We recognize this is a shift in how industry may be used to working, and we are committed to supporting CSPs in understanding how to view security from this vantage point and fully understand their authorization boundaries in the context of FISMA.”1
To obtain FedRAMP authorization, a CSP must evaluate their current security profile against the FedRAMP standard. Many times, this requires changes to the underlying technology as well as company procedures and policies. Additionally, a CSP must implement continuous monitoring and regular evaluation against this standard to maintain their status.
FedRAMP authorization goes through the FedRAMP Joint Authorization Board. This applies across the Federal Government, or by a single agency which applies only for that agency.
CSPs can self-attest that their solutions meet FedRAMP standards and leverage approved independent 3rd party organizations to audit their compliance and issue attestations.

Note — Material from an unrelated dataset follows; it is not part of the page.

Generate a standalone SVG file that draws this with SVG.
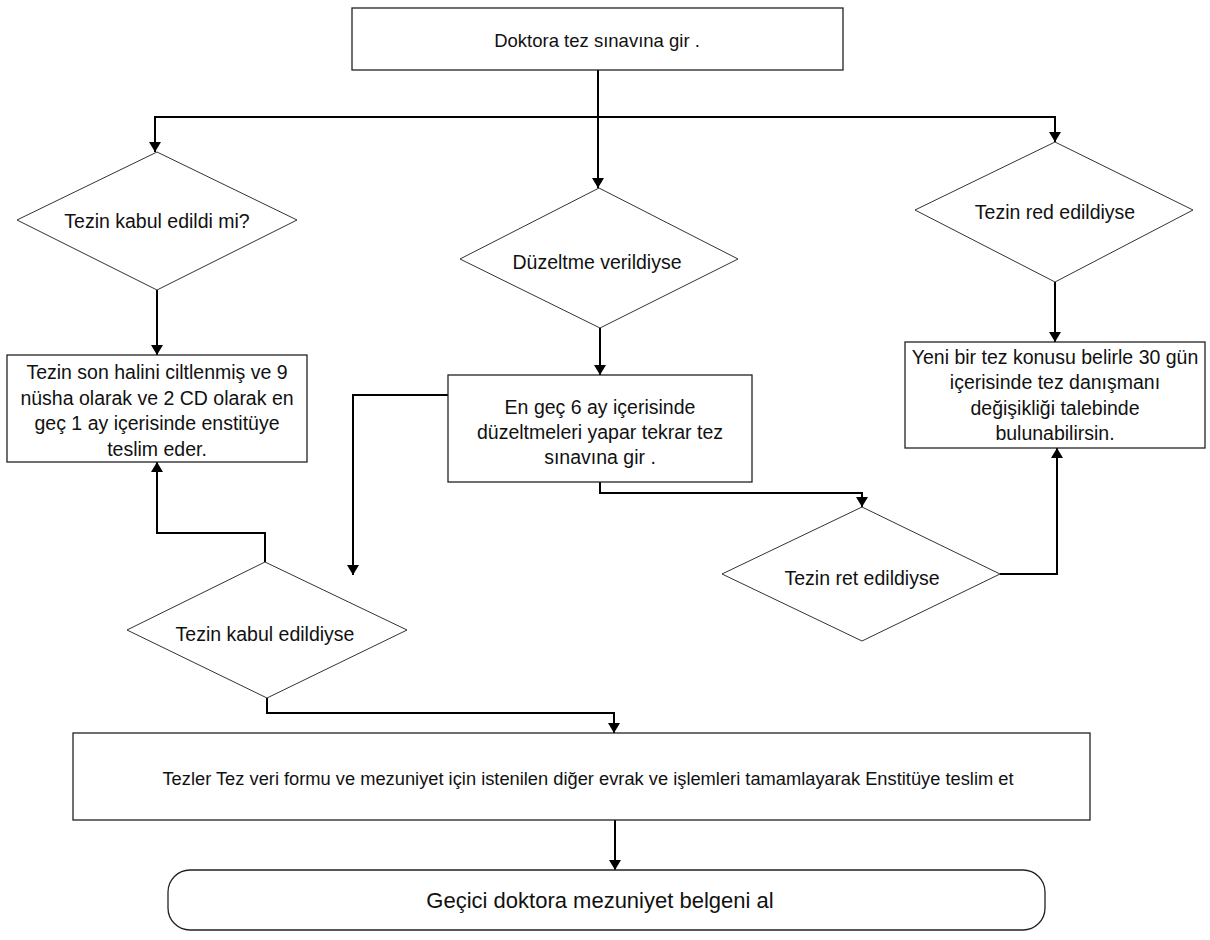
<svg xmlns="http://www.w3.org/2000/svg" width="1210" height="940" viewBox="0 0 1210 940">
  <defs>
    <marker id="arrow" viewBox="0 0 10 12" refX="10" refY="6" markerWidth="10" markerHeight="12" markerUnits="userSpaceOnUse" orient="auto">
      <path d="M0,0 L10,6 L0,12 Z" fill="#000"/>
    </marker>
    <style>
      .box { fill: #fff; stroke: #222; stroke-width: 1.3; }
      .dia { fill: #fff; stroke: #333; stroke-width: 1; }
      .txt { font-family: "Liberation Sans", Arial, sans-serif; fill: #111; text-anchor: middle; dominant-baseline: central; }
      .t-top { font-size: 18.5px; }
      .t-dia { font-size: 19.5px; }
      .t-box { font-size: 19.5px; }
      .t-wide { font-size: 18.3px; }
      .t-end { font-size: 22px; }
      .conn { fill: none; stroke: #000; stroke-width: 2; marker-end: url(#arrow); }
    </style>
  </defs>
  <rect width="1210" height="940" fill="#fff"/>

  <!-- connectors -->
  <g id="connectors">
    <path class="conn" d="M598,70 L598,188"/>
    <path class="conn" d="M598,117 L155,117 L155,152"/>
    <path class="conn" d="M598,117 L1055,117 L1055,142"/>
    <path class="conn" d="M157,290 L157,355"/>
    <path class="conn" d="M600,328 L600,375"/>
    <path class="conn" d="M1055,282 L1055,342"/>
    <path class="conn" d="M448,395 L353,395 L353,575"/>
    <path class="conn" d="M600,482 L600,493 L862,493 L862,507"/>
    <path class="conn" d="M1000,574 L1057,574 L1057,448"/>
    <path class="conn" d="M265,562 L265,533 L157,533 L157,462"/>
    <path class="conn" d="M267,698 L267,713 L614,713 L614,733"/>
    <path class="conn" d="M615,820 L615,870"/>
  </g>

  <!-- start -->
  <g id="start">
    <rect class="box" x="352" y="8" width="491" height="62"/>
    <text class="txt t-top" x="597" y="40">Doktora tez sınavına gir .</text>
  </g>

  <!-- decisions, first level -->
  <g id="accepted">
    <polygon class="dia" points="157,152 297,220 157,290 17,220"/>
    <text class="txt t-dia" x="157" y="221">Tezin kabul edildi mi?</text>
  </g>
  <g id="correction">
    <polygon class="dia" points="599,188 738,259 600,328 460,259"/>
    <text class="txt t-dia" x="597" y="262">Düzeltme verildiyse</text>
  </g>
  <g id="rejected">
    <polygon class="dia" points="1055,142 1193,210 1055,282 915,210"/>
    <text class="txt t-dia" x="1055" y="212">Tezin red edildiyse</text>
  </g>

  <!-- actions -->
  <g id="submit-final">
    <rect class="box" x="7" y="355" width="300" height="107"/>
    <text class="txt t-box" x="157" y="372">Tezin son halini ciltlenmiş ve 9</text>
    <text class="txt t-box" x="157" y="398">nüsha olarak ve 2 CD olarak en</text>
    <text class="txt t-box" x="157" y="423">geç 1 ay içerisinde enstitüye</text>
    <text class="txt t-box" x="157" y="449">teslim eder.</text>
  </g>
  <g id="revise">
    <rect class="box" x="448" y="375" width="304" height="107"/>
    <text class="txt t-box" x="600" y="407">En geç 6 ay içerisinde</text>
    <text class="txt t-box" x="600" y="432">düzeltmeleri yapar tekrar tez</text>
    <text class="txt t-box" x="600" y="457">sınavına gir .</text>
  </g>
  <g id="new-topic">
    <rect class="box" x="905" y="342" width="300" height="106"/>
    <text class="txt t-box" x="1055" y="357">Yeni bir tez konusu belirle 30 gün</text>
    <text class="txt t-box" x="1055" y="382">içerisinde tez danışmanı</text>
    <text class="txt t-box" x="1055" y="408">değişikliği talebinde</text>
    <text class="txt t-box" x="1055" y="433">bulunabilirsin.</text>
  </g>

  <!-- decisions, second level -->
  <g id="re-rejected">
    <polygon class="dia" points="862,507 1000,574 862,641 722,574"/>
    <text class="txt t-dia" x="862" y="578">Tezin ret edildiyse</text>
  </g>
  <g id="re-accepted">
    <polygon class="dia" points="265,562 407,630 267,698 127,630"/>
    <text class="txt t-dia" x="265" y="634">Tezin kabul edildiyse</text>
  </g>

  <!-- final steps -->
  <g id="paperwork">
    <rect class="box" x="73" y="733" width="1017" height="87"/>
    <text class="txt t-wide" x="588" y="778">Tezler Tez veri formu ve mezuniyet için istenilen diğer evrak ve işlemleri tamamlayarak Enstitüye teslim et</text>
  </g>
  <g id="graduate">
    <rect class="box" x="168" y="870" width="877" height="60" rx="22" ry="22"/>
    <text class="txt t-end" x="600" y="900">Geçici doktora mezuniyet belgeni al</text>
  </g>
</svg>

CSPs, like SAP NS2, who have invested in meeting FedRAMP standards for their solutions, demonstrate that they provide a security profile that meets these standards and have established procedures and policies, that commercial companies desire and should demand, for their cloud based solutions.
A SOC 2 report is a measurement against self-established security controls, procedures, and policies, while FedRAMP compliance is a measurement against a standard set of security controls, procedures, and policies established by the Federal Government, based on NIST and FISMA standards.
Commercial companies can leverage the standards created by FedRAMP to improve the security profile delivered by CSPs. FedRAMP establishes a minimum level of security that all CSPs should be measured against.